Tuesday, November 11, 2008

The Intruder (USA, 1961)

(A.k.a. The Stranger, Shame, I Hate Your Guts.) A forgotten and completely unexpected minor masterpiece of social realism from the king of teenage exploitation, Roger Corman, who, after almost a decade of directing exploitation and trash decided to make a message film. Taking place in the Deep South, but actually filmed Missouri (which nitpickers refer to as the Mid-South), and starring an at that time young, unknown William Shatner, this Corman film is a far cry from the commercially successful exploitation films he had made up until that point, even if the film's budget of $100,000.00 placed the film squarely into Corman's realm of low budget filmmaking. Written by Charles Beaumont, who was not only a regular Twilight Zone contributor and script writer of a variety of Corman’s Poe films, but also played the school's principal in the film, the story itself had originally been inspired by a 1957 article in Look magazine narrating the actions of one John Casper, who had tried to subvert the integration of schools in Clinton, Tennessee. An angry, unsettling film that leaves a nasty, embarrassed aftertaste in one's mouth, The Intruder ended up being one of Corman's first box office failures, despite having both won an award at the Venice Film Festival and receiving positive critical attention. 
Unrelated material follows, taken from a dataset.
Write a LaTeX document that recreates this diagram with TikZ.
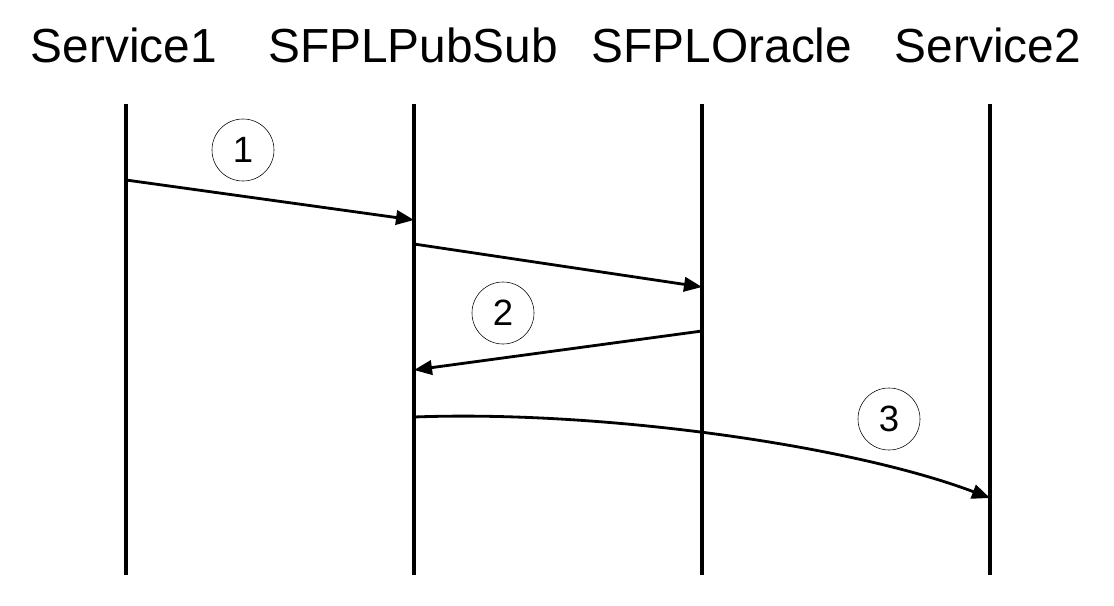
\documentclass[tikz,border=0pt]{standalone}
\usepackage{fontspec}
\setmainfont{Liberation Sans}
\usetikzlibrary{arrows.meta}

\tikzset{
  lifeline/.style={line width=2.2pt},
  msg/.style={line width=2pt, -{Triangle[length=0.45cm, width=0.36cm]}},
  stepnum/.style={draw, circle, thin, minimum size=1.55cm, inner sep=0pt, font=\fontsize{26}{26}\selectfont},
  head/.style={anchor=base, font=\fontsize{34}{34}\selectfont}
}

\begin{document}
\begin{tikzpicture}[x=0.025cm, y=-0.025cm]
\useasboundingbox (0,0) rectangle (1114,606);

% Tên các thành phần
\node[head] (svc1) at (124,62) {Service1};
\node[head] (pubsub) at (413,62) {SFPLPubSub};
\node[head] (oracle) at (722,62) {SFPLOracle};
\node[head] (svc2) at (988,62) {Service2};

% Đường đời (lifeline)
\coordinate (svc1top) at (126,104);   \coordinate (svc1bot) at (126,575);
\coordinate (pubtop) at (414,104);    \coordinate (pubbot) at (414,575);
\coordinate (oratop) at (702,104);    \coordinate (orabot) at (702,575);
\coordinate (svc2top) at (990,104);   \coordinate (svc2bot) at (990,575);
\draw[lifeline] (svc1top) -- (svc1bot);
\draw[lifeline] (pubtop) -- (pubbot);
\draw[lifeline] (oratop) -- (orabot);
\draw[lifeline] (svc2top) -- (svc2bot);

% Điểm đầu, điểm cuối của các thông điệp
\coordinate (m1a) at (126,180);  \coordinate (m1b) at (414,220);
\coordinate (m2a) at (414,244);  \coordinate (m2b) at (702,287);
\coordinate (m3a) at (702,331);  \coordinate (m3b) at (414,370);
\coordinate (m4a) at (414,417);  \coordinate (m4b) at (990,498);

% Vẽ các thông điệp
\draw[msg] (m1a) -- (m1b);
\draw[msg] (m2a) -- (m2b);
\draw[msg] (m3a) -- (m3b);
\draw[msg] (m4a) .. controls (600,410) and (850,445) .. (m4b);

% Số thứ tự các bước
\node[stepnum] (n1) at (243,150) {1};
\node[stepnum] (n2) at (503,313) {2};
\node[stepnum] (n3) at (889,419) {3};
\end{tikzpicture}
\end{document}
Filmed in black and white, the film opens with William Shatner, as the sleazily charming racist Adam Cramer, arriving in a small southern town still angry at being forced to desegregate the local school. Proud of being "free, white and American," Cramer begins a virtual game of chess using the town's people's emotions and racist hatred to stir up an hornet's nest of malevolence which results in, amongst other things, the revival of the KKK, the half-blinding of the town's mildly liberal newspaper editor, the bombing of a black church and the near-lynching of a young, innocent black student. From the moment the sweet little old lady who runs the local hotel starts talking about "niggas," one knows that The Intruder isn't a feel good film. By the end of The Intruder, the viewer can't help but be sickened by the innate stupidity of the ass-backwards attitude of the town's population (and racists in general). Shatner, who loses his accent occasionally, does nonetheless a convincing job as an amoral, power hungry and smooth-operating manipulator unable to control the very forces and power he instigates and so craves. The townspeople themselves, played by the actual inhabitants of Charleston, are also convincing, if only because, in all likelihood, they only were expressing what they actually believed. (Beaumont, for example, instigated unintentional problems and got labeled a "blonde nigger lover" for sharing a cup of coffee with his black co-star, while Shatner himself recollects that in general during the filming, "(Their) lives were threatened.")
The film is
slightly flawed by an unconvincing "happy" ending, but by the unnerving last 10 minutes, when Shatner loses control of the mob/monster that he has created and they begin to beat and emotionally torture the young black man they obviously plan to lynch, the overall accumulative effect of The Intruder is so disturbingly sickening that the inconsistency remains virtually unnoticed. (I, for one, find it unconvincing that the crowd would feel ashamed about their original intentions of lynching the student when it is revealed that Shatner had set the young man up for something he didn't do, especially when one considers that some townspeople had already bombed the local black community's church, killing the minister.)
All said, The Intruder is a brutal, sickening and powerful film that deserves rediscovery. Watch it, now.